Saturday, 25 April 2009

Penultimate Shift

It was two days ago. I'm late, so sue me.

And due to a toothache I'm not feeling recovered at all. But I'll trundle on.

It was a good shift. A shift which started with one Level 2 patient and ended with a different 2/3 patient. The story of the latter was somewhat sad, although I'll find out tomorrow just how sad it turned out.

The patient had a medical history as long as my arm, for starters, and was no spring chicken. These two things set off warning bells, in my head, at least. This patient was brought into A&E and then into ICU due to a quite tenacious case of community-acquired pneumonia. Placed on CPAP for a long, long time. CPAP basically comprises of a spaceman-style facemask. Something you are basically strapped into. You might get a break once every four hours, if your oxygen levels are up to it, but generally you're stuck in it. And it's like hanging your head out of a car window at 70MPH (although without the risk of it being knocked off comically by a signpost). Trapped in, blown at. And you can't drink, eat or talk to any useful degree. Not pleasant.

On the plus side, it is very, very effective. The patient was improving.
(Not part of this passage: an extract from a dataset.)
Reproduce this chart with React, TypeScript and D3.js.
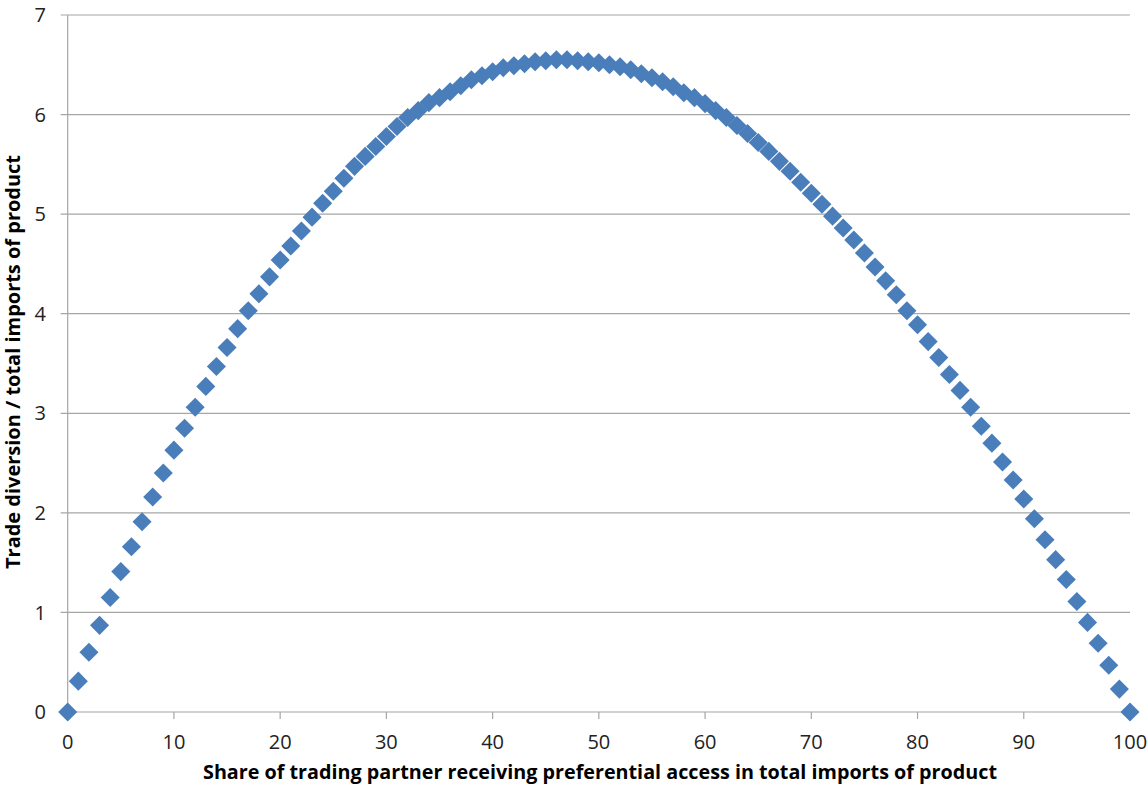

There had been fears the patient would have to be sedated and intubated if their condition worsened, which was entirely possible. The doctors were optimistic (this is, as previously mentioned, rare). The nursing day was going well. We were on top of things, would you believe! And then, of course, something happened.

After having a few visitors, the patient decided they'd had enough of the mask. We spent a little while trying to convince this patient that keeping the mask on, as difficult and awful as it can be for the whole day, would be the best thing to do. As a compromise, my mentor decided to step him down to a normal face mask on high, high flow oxygen.

And we watched. The patient seemed happier, the family were a lot more worried, but the consultant said we'd see how it went. And within a half hour their saturations were holding well, blood gases weren't terrible. My shift ended then and so I'll see, on Sunday, how it panned out. Well, it goes without saying, I hope.